6. During the period from October 1, 1940, to March 23, 1941, the plaintiff caused *498to be delivered to the defendant, from the mines of the producers, 150,430.8 tons of coal. The plaintiff invoiced the defendant for such quantities of coal at the price which the plaintiff and defendant had agreed upon pursuant to the agreement and renewal letters hereinbefore described, and the defendant remitted to the plaintiff the invoiced amounts which the plaintiff, after deducting its commissions, in turn remitted to the producers (Par. VII).

7. On March 21, 1941, the plaintiff orally notified the defendant that deliveries of coal after that date would be made at minimum prices promulgated by the Bituminous Coal Division under the Bituminous Coal Code, to which the defendant, on the same date, orally replied that deliveries should be made at the agreed price or not at all (Par. X). The plaintiff invoiced the defendant at such minimum prices for deliveries made on March 22 and 23, 1941, but the defendant actually paid only the agreed price. This oral notice and oral reply were later confirmed by letters from plaintiff and defendant.

Conclusions of law

. 1. In its transactions with the defendant with respect to the deliveries of coal involved in this action, the plaintiff acted as agent for the producers of the coal.

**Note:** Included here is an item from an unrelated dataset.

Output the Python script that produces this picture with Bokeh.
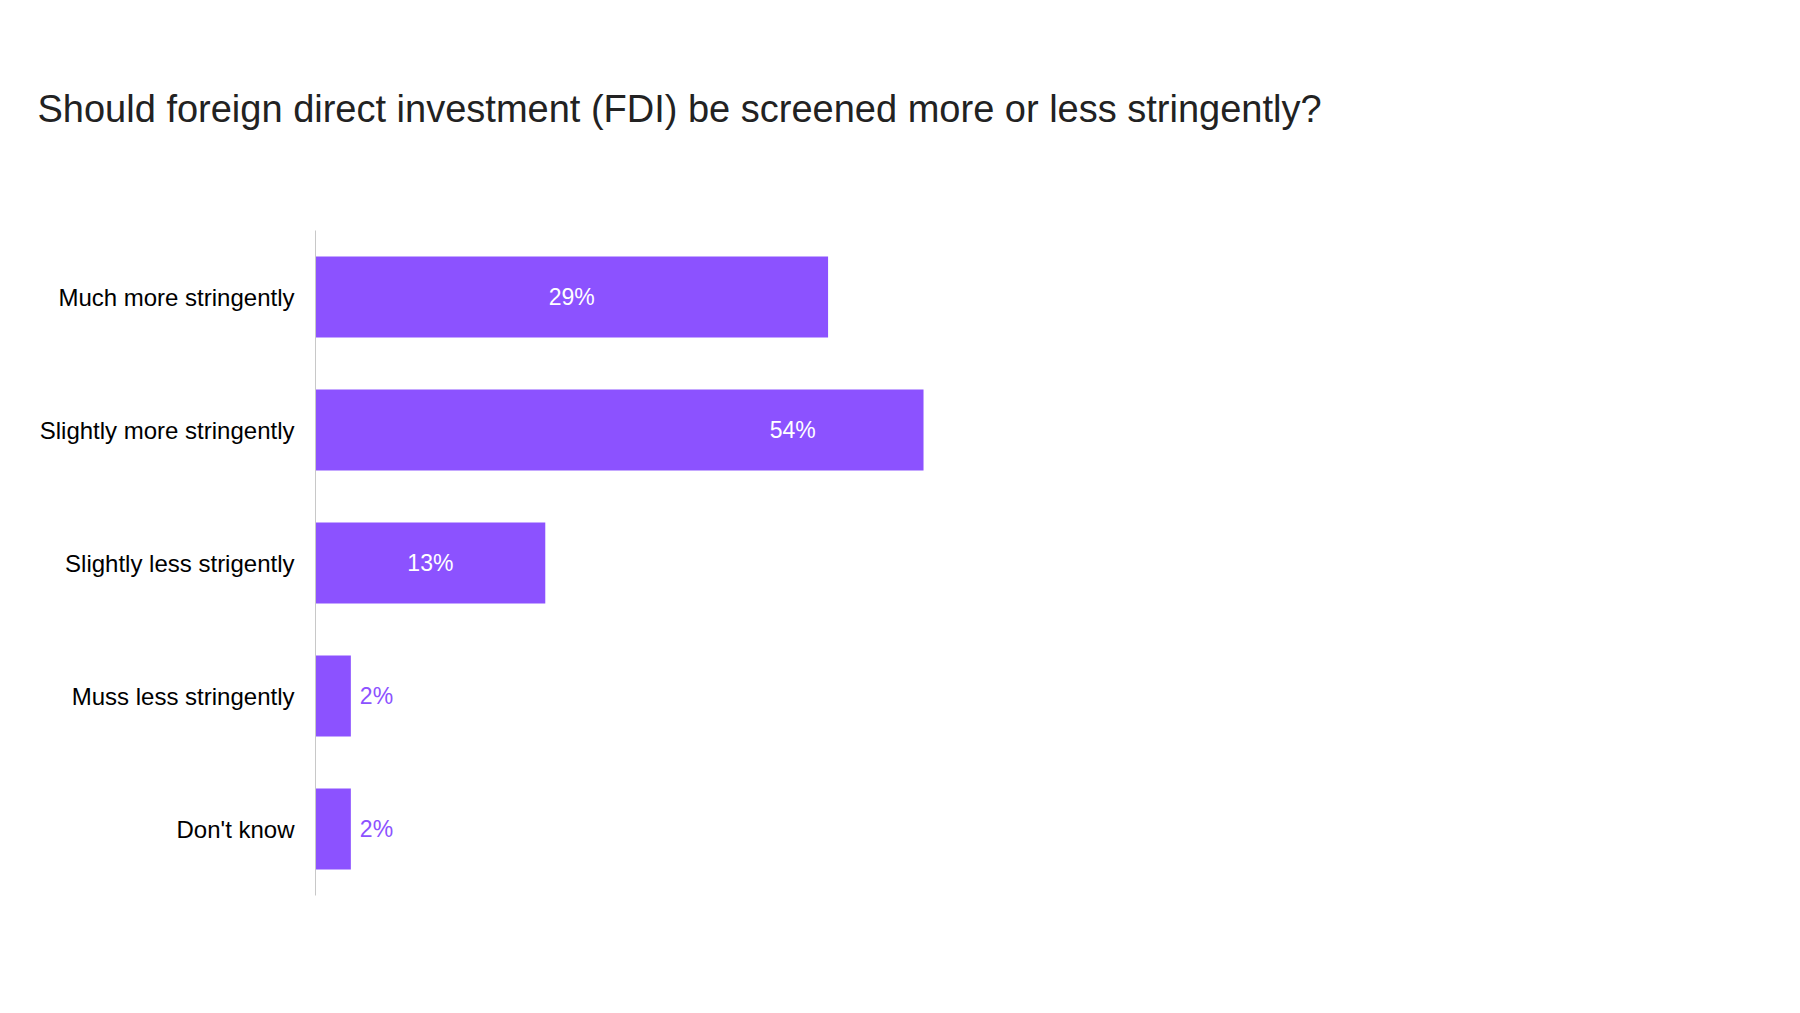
from bokeh.plotting import figure
from bokeh.models import ColumnDataSource, FactorRange, Range1d, Title, LabelSet
from bokeh.core.properties import value
from bokeh.embed import file_html
from bokeh.resources import INLINE

# ---- data ----
categories = ["Much more stringently", "Slightly more stringently",
              "Slightly less strigently", "Muss less stringently", "Don't know"]
bar_lengths = [29, 34.4, 13, 2, 2]          # drawn bar lengths
label_values = [29, 54, 13, 2, 2]           # printed values
value_labels = ["29%", "54%", "13%", "2%", "2%"]
title_text = "Should foreign direct investment (FDI) be screened more or less stringently?"

BAR = "#8C52FF"
FONT = "Liberation Sans"

inside = [i for i, v in enumerate(label_values) if v >= 5]
outside = [i for i, v in enumerate(label_values) if v < 5]

src = ColumnDataSource(dict(cat=categories, val=bar_lengths))
src_in = ColumnDataSource(dict(cat=[categories[i] for i in inside],
                               x=[label_values[i] / 2 for i in inside],
                               txt=[value_labels[i] for i in inside]))
src_out = ColumnDataSource(dict(cat=[categories[i] for i in outside],
                                x=[bar_lengths[i] for i in outside],
                                txt=[value_labels[i] for i in outside]))

p = figure(y_range=FactorRange(*reversed(categories)), x_range=Range1d(0, 80),
           frame_width=1414, frame_height=665,
           min_border_left=315, min_border_right=55, min_border_top=229, min_border_bottom=103,
           x_axis_location=None, output_backend="svg", toolbar_location=None,
           background_fill_color="white", border_fill_color="white")
p.outline_line_color = None
p.grid.visible = False

p.hbar(y="cat", right="val", left=0, height=0.61, source=src, fill_color=BAR, line_color=None)

p.add_layout(LabelSet(x="x", y="cat", text="txt", source=src_in, text_align="center",
                      text_baseline="middle", text_color="white", text_font_size="23px",
                      text_font=value(FONT)))
p.add_layout(LabelSet(x="x", y="cat", text="txt", source=src_out, text_align="left",
                      text_baseline="middle", x_offset=9, text_color=BAR, text_font_size="23px",
                      text_font=value(FONT)))

ax = p.yaxis[0]
ax.axis_line_color = "#C8C8C8"
ax.axis_line_width = 1
ax.major_tick_line_color = None
ax.minor_tick_line_color = None
ax.major_label_text_font = FONT
ax.major_label_text_font_size = "24px"
ax.major_label_text_color = "#000000"
ax.major_label_standoff = 15

spacer = Title(text=" ", text_font_size="1px", standoff=13)
p.add_layout(spacer, "above")
t = Title(text=title_text, align="left", offset=-278, text_font=FONT,
          text_font_size="38px", text_font_style="normal", text_color="#222222", standoff=170)
p.add_layout(t, "above")

open("out.html", "w").write(file_html(p, INLINE))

2. Since this is not an action on the agreement between the plaintiff and the defendant, but a suit to recover prices higher than those stated in the agreement, the plaintiff, being merely an agent for the producers of the coal, can not sue in its own name.

3. ' Neither the Bituminous Coal Act of 1937, nor the Bituminous Coal Code, apply to a buyer of bituminous coal, who is not a member of the Code.

4. The Bituminous Coal Code was merely an agreement among producers and distributors of coal to conform to minimum prices promulgated by the Bituminous Coal Division, administrator of the Code, and to observe certain trade practices. The Codex applied only to persons who voluntarily accepted membership in it and violations of the Code were not made violations of the Act.

5. The agreement between the plaintiff and the defendant, with respect to the price at which the deliveries of coal involved, in this action were made, was a valid agreement and the defendant paid to the plaintiff the full amount of the agreed price for such deliveries of coal.

6. Even if the plaintiff and the producers of the coal violated the Bituminous Coal Code by making the deliveries of coal involved in this action at the agreed price, the plaintiff was the wrongdoer and can not now recover from the defendant the difference between the agreed price and the Code prices.

7. Neither the Bituminous Coal Act of 1937, nor the Bituminous Coal Code, gives the seller of coal any right of action against a buyer of coal who is not a member of the Code.

8. If this be regarded as an action on an implied contract, based upon the plaintiff’s agreement, in accepting a distributor’s permit under the Bituminous Coal Code, that it would not sell or distribute coal at less than Code prices, a District Court of the United States does not have jurisdiction of the action, the plaintiff and the defendant being citizens of the same State.

9. Judgment should be entered for the defendant.